When to expect good accuracy: Functions that are additively separable or nearly so — where cross-group interactions are weak relative to within-group effects. The error estimate (ErrorEstimate()) reports the sum of per-slide interpolation diagnostics.

When to expect reduced accuracy: Functions with strong interactions between dimensions in different partition groups. The sliding technique cannot capture cross-group coupling beyond the pivot point, and its error estimate does not bound that decomposition error. Consider using ChebyshevApproximation (for moderate dimensions) or ChebyshevTT (for high dimensions with coupling).

ChebyshevTT Performance

ChebyshevTT uses TT-Cross to target about \(O(d \cdot n \cdot r^2)\) function evaluations for bounded-rank tensors instead of the full \(n^d\) grid. Evaluation contracts Chebyshev polynomial basis vectors against the TT coefficient cores with cost proportional to \(\sum_k r_{k-1} n_k r_k\) per point.

Build cost comparison (5D, 11 nodes per dim, bounded rank):

  • Full tensor (ChebyshevApproximation): 161,051 evaluations
  • TT-Cross: targets far fewer evaluations when the sampled tensor has low TT rank

The exact TT-Cross count depends on the function, seed, rank cap, sweep limit, internal random grid checks, and evaluation-cache reuse. Inspect TotalBuildEvals, TtRanks, and held-out error for the model you built.

Eval cost: For moderate ranks, TT evaluation is usually dominated by small rank-space contractions rather than dense BLAS calls. Benchmark latency on the target hardware when TT evaluation sits in a Monte Carlo or calibration loop.

Batch eval: EvalBatch vectorizes the contraction across all points and can reduce allocation and loop overhead compared with repeated Eval calls. The speedup depends on point count, node counts, and TT ranks.

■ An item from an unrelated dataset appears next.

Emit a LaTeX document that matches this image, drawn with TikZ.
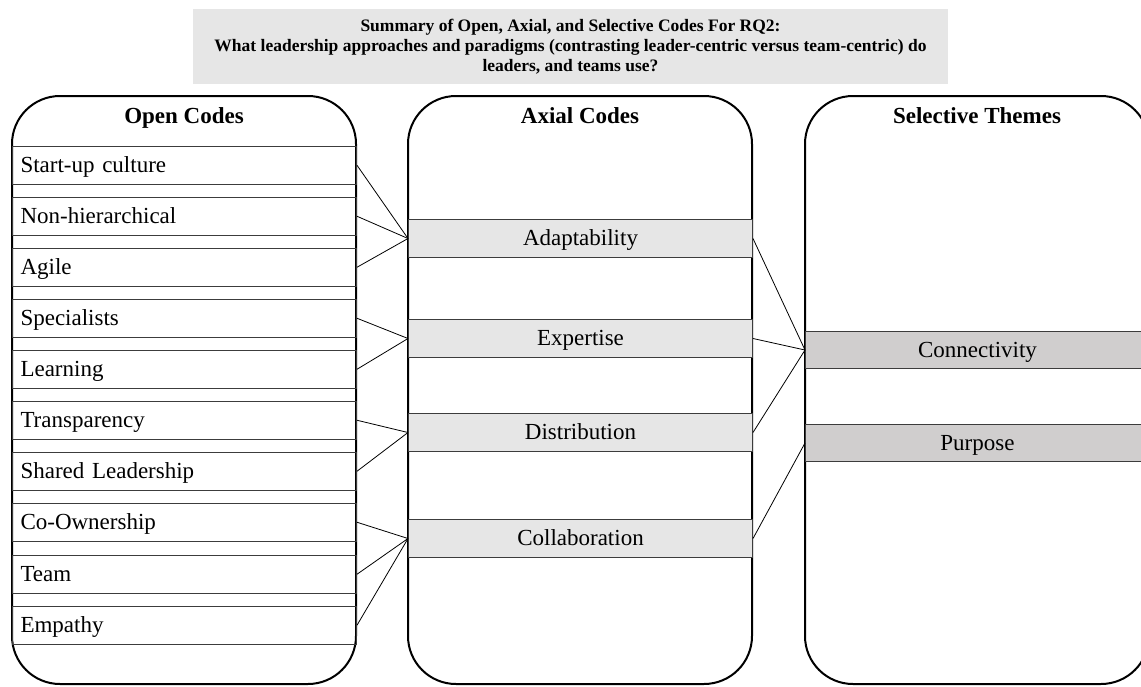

When to use TT vs. Slider: If the function is nearly additively separable, ChebyshevSlider provides analytical derivatives and simpler error analysis. If cross-variable coupling is significant (e.g., \(S \cdot \sigma\) interactions in Black-Scholes), ChebyshevTT captures it through higher TT rank at the cost of finite-difference derivatives.

References

  1. Berrut, J.-P. & Trefethen, L. N. (2004). "Barycentric Lagrange Interpolation." SIAM Review 46(3):501-517.
  2. Trefethen, L. N. (2013). Approximation Theory and Approximation Practice. SIAM.
  3. Oseledets, I. V. (2011). "Tensor-Train Decomposition." SIAM Journal on Scientific Computing 33(5):2295--2317.